Accuracy was something of a problem with the early bugs, because anything wind-borne could (given the almost certain inaccuracy of weather forecasts) literally come back to bite one - and water-borne nasties tended to prove that water gets into all kinds of unexpected places. But these days, they have short-life things that leave nice clean corpses and rapidly disappear when launched into a water supply - another bonus if one wants to stand up in front of the Commons and deny something. We're back to Miliband again, and twice in one day is more than enough. Suffice to say that in 2009, you can drop one minute pipette's worth into the Harare Presidential Palace, and render everyone lifeless inside ten minutes - with the kind of certainty one needs when attempting to kill tyrants.
A is also for antidote. Early research in this field** confirmed fears that certain viruses, once launched, might be something of a Pandora's Box. That is, the strain one makes can too easily mutate into something else. So it's vital to have an antidote - and preferably (if you think about it for more than a second) to have a virus that gets bored after the first round and dies off. Believe it or not, there is a field of research called viral mortalicizing which aims to ensure exactly this. The gargoyles who make this stuff then hand it on to Antidote & Declan, and they design the cure. It's amazing what humans can achieve when they go absolutely and completely off the rails and round the bend.
While there is an International Accord on promising not to do this sort of thing (it works mainly because, like nuclear weapons, nobody fancies the retaliation much) we are almost at that point in history where 99% of the rules are about to be ignored. So in short, the man-made pandemic looks favourite at the moment. Not only does it offer the chance to make the culling choice easy (ie wipe out the enemy, and then stop) it can also be very easily disguised as God moving in a mysterious manner. You'd have to pretend that your own people were dropping like flies too, but then under certain regimes the role of dying person could be played by the sort of unwilling volunteers we call dissidents, and they call terrorists. As recent incidents in Tibet have demonstrated, this isn't hard to orchestrate.
Happily, there are signs that it may not be necessary for any of the established C-words to carry out a future C-word: for despite the almost entirely doomsaying press Lovelock's new book has had, the last hundred pages are spiced with a smattering of cautious optimism. And as you'd expect with a science professor, he thinks science just might come up with at least one viable solution.

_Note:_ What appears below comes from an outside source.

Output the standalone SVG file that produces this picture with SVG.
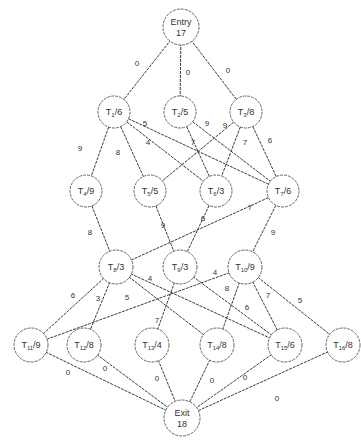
<svg xmlns="http://www.w3.org/2000/svg" width="361" height="443" viewBox="0 0 361 443">
<style>
.e{stroke:#3a3a3a;stroke-width:1;stroke-dasharray:3 1;fill:none}
.n{fill:#fff;stroke:#555;stroke-width:0.9;stroke-dasharray:3 1}
.t{font-family:"Liberation Sans",Arial,sans-serif;font-size:9px;fill:#333;text-anchor:middle}
.s{font-size:6px}
.l{font-family:"Liberation Sans",Arial,sans-serif;font-size:8px;fill:#333;text-anchor:middle}
</style>
<rect width="361" height="443" fill="#fff"/>
<g id="connectors">
<line class="e" x1="181" y1="27" x2="114" y2="112"/>
<line class="e" x1="181" y1="27" x2="180" y2="112"/>
<line class="e" x1="181" y1="27" x2="246" y2="112"/>
<line class="e" x1="114" y1="112" x2="86" y2="191"/>
<line class="e" x1="114" y1="112" x2="150" y2="191"/>
<line class="e" x1="114" y1="112" x2="216" y2="191"/>
<line class="e" x1="114" y1="112" x2="283" y2="191"/>
<line class="e" x1="180" y1="112" x2="216" y2="191"/>
<line class="e" x1="180" y1="112" x2="283" y2="191"/>
<line class="e" x1="246" y1="112" x2="150" y2="191"/>
<line class="e" x1="246" y1="112" x2="216" y2="191"/>
<line class="e" x1="246" y1="112" x2="283" y2="191"/>
<line class="e" x1="86" y1="191" x2="116" y2="267"/>
<line class="e" x1="150" y1="191" x2="180" y2="267"/>
<line class="e" x1="216" y1="191" x2="180" y2="267"/>
<line class="e" x1="283" y1="191" x2="116" y2="267"/>
<line class="e" x1="283" y1="191" x2="245" y2="267"/>
<line class="e" x1="116" y1="267" x2="31" y2="345"/>
<line class="e" x1="116" y1="267" x2="84" y2="345"/>
<line class="e" x1="116" y1="267" x2="217" y2="345"/>
<line class="e" x1="116" y1="267" x2="285" y2="345"/>
<line class="e" x1="180" y1="267" x2="152" y2="345"/>
<line class="e" x1="180" y1="267" x2="285" y2="345"/>
<line class="e" x1="245" y1="267" x2="31" y2="345"/>
<line class="e" x1="245" y1="267" x2="217" y2="345"/>
<line class="e" x1="245" y1="267" x2="285" y2="345"/>
<line class="e" x1="245" y1="267" x2="343" y2="345"/>
<line class="e" x1="31" y1="345" x2="182" y2="418"/>
<line class="e" x1="84" y1="345" x2="182" y2="418"/>
<line class="e" x1="152" y1="345" x2="182" y2="418"/>
<line class="e" x1="217" y1="345" x2="182" y2="418"/>
<line class="e" x1="285" y1="345" x2="182" y2="418"/>
<line class="e" x1="343" y1="345" x2="182" y2="418"/>
<text class="l" x="137" y="66">0</text>
<text class="l" x="188" y="75">0</text>
<text class="l" x="228" y="73">0</text>
<text class="l" x="80" y="151">9</text>
<text class="l" x="118" y="155">8</text>
<text class="l" x="145" y="126">5</text>
<text class="l" x="148" y="145">4</text>
<text class="l" x="193" y="145">7</text>
<text class="l" x="207" y="126">9</text>
<text class="l" x="225" y="128">9</text>
<text class="l" x="245" y="145">7</text>
<text class="l" x="270" y="143">6</text>
<text class="l" x="90" y="235">8</text>
<text class="l" x="163" y="228">9</text>
<text class="l" x="203" y="221">6</text>
<text class="l" x="250" y="210">7</text>
<text class="l" x="273" y="235">9</text>
<text class="l" x="73" y="298">6</text>
<text class="l" x="98" y="301">3</text>
<text class="l" x="127" y="300">5</text>
<text class="l" x="150" y="281">4</text>
<text class="l" x="157" y="323">7</text>
<text class="l" x="215" y="275">4</text>
<text class="l" x="227" y="291">8</text>
<text class="l" x="247" y="310">6</text>
<text class="l" x="268" y="298">7</text>
<text class="l" x="300" y="303">5</text>
<text class="l" x="68" y="375">0</text>
<text class="l" x="105" y="371">0</text>
<text class="l" x="157" y="381">0</text>
<text class="l" x="212" y="383">0</text>
<text class="l" x="245" y="380">0</text>
<text class="l" x="277" y="401">0</text>
</g>
<g id="entry"><circle class="n" cx="181" cy="27" r="18"/><text class="t" x="181" y="25">Entry</text><text class="t" x="181" y="36">17</text></g>
<g id="t1"><circle class="n" cx="114" cy="112" r="16"/><text class="t" x="114" y="115">T<tspan class="s" dy="2">1</tspan><tspan dy="-2">/6</tspan></text></g>
<g id="t2"><circle class="n" cx="180" cy="112" r="16"/><text class="t" x="180" y="115">T<tspan class="s" dy="2">2</tspan><tspan dy="-2">/5</tspan></text></g>
<g id="t3"><circle class="n" cx="246" cy="112" r="16"/><text class="t" x="246" y="115">T<tspan class="s" dy="2">3</tspan><tspan dy="-2">/8</tspan></text></g>
<g id="t4"><circle class="n" cx="86" cy="191" r="16"/><text class="t" x="86" y="194">T<tspan class="s" dy="2">4</tspan><tspan dy="-2">/9</tspan></text></g>
<g id="t5"><circle class="n" cx="150" cy="191" r="16"/><text class="t" x="150" y="194">T<tspan class="s" dy="2">5</tspan><tspan dy="-2">/5</tspan></text></g>
<g id="t6"><circle class="n" cx="216" cy="191" r="16"/><text class="t" x="216" y="194">T<tspan class="s" dy="2">6</tspan><tspan dy="-2">/3</tspan></text></g>
<g id="t7"><circle class="n" cx="283" cy="191" r="16"/><text class="t" x="283" y="194">T<tspan class="s" dy="2">7</tspan><tspan dy="-2">/6</tspan></text></g>
<g id="t8"><circle class="n" cx="116" cy="267" r="17"/><text class="t" x="116" y="270">T<tspan class="s" dy="2">8</tspan><tspan dy="-2">/3</tspan></text></g>
<g id="t9"><circle class="n" cx="180" cy="267" r="17"/><text class="t" x="180" y="270">T<tspan class="s" dy="2">9</tspan><tspan dy="-2">/3</tspan></text></g>
<g id="t10"><circle class="n" cx="245" cy="267" r="17"/><text class="t" x="245" y="270">T<tspan class="s" dy="2">10</tspan><tspan dy="-2">/9</tspan></text></g>
<g id="t11"><circle class="n" cx="31" cy="345" r="17"/><text class="t" x="31" y="348">T<tspan class="s" dy="2">11</tspan><tspan dy="-2">/9</tspan></text></g>
<g id="t12"><circle class="n" cx="84" cy="345" r="17"/><text class="t" x="84" y="348">T<tspan class="s" dy="2">12</tspan><tspan dy="-2">/8</tspan></text></g>
<g id="t13"><circle class="n" cx="152" cy="345" r="17"/><text class="t" x="152" y="348">T<tspan class="s" dy="2">13</tspan><tspan dy="-2">/4</tspan></text></g>
<g id="t14"><circle class="n" cx="217" cy="345" r="17"/><text class="t" x="217" y="348">T<tspan class="s" dy="2">14</tspan><tspan dy="-2">/8</tspan></text></g>
<g id="t15"><circle class="n" cx="285" cy="345" r="17"/><text class="t" x="285" y="348">T<tspan class="s" dy="2">15</tspan><tspan dy="-2">/6</tspan></text></g>
<g id="t16"><circle class="n" cx="343" cy="345" r="17"/><text class="t" x="343" y="348">T<tspan class="s" dy="2">16</tspan><tspan dy="-2">/8</tspan></text></g>
<g id="exit"><circle class="n" cx="182" cy="418" r="18"/><text class="t" x="182" y="416">Exit</text><text class="t" x="182" y="427">18</text></g>
</svg>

James' ideas include gigantic umbrellas placed between us and the sun, messing with oceanic algae, enormous pipes sucking cold water up from the ocean depths, plus some others that frightened me a whole lot more than being crammed onto a small island while intermittently pouring boiling oil on the starving hordes below. As to whether or not Lovelock's ideas are the right ones, I haven't a clue. But compared to the chest-beating, spin-ridden drivel being put out by word leaders, his observations do at least have a sense of urgency and reason.
I retain my own perhaps misguided faith in human ingenuity to get us safely past this latest human crossroads - if only because (as a historian) the past tends to suggest it. But as many investors are discovering too late, the past is no guide to the future. Either way, the chances of us pulling it off have been massively increased by Lovelock's words. And for that, we owe him an enormous debt of gratitude.
* Before you dismiss the thought as the gratuitous output of a diseased mind, I should point out that this is exactly what happened on Easter Island aeons ago. There were too many people and not enough fruit, veg or wildlife: so they ate each other in a series of grisly Grande Bouffes. It didn't work: the gene pool got too small, and they died out.
** You may wonder how I know all this stuff, but trust me - you don't want to know. Also telling you would lead to certain death at the hands of the Forces of Darkness. Especially for me.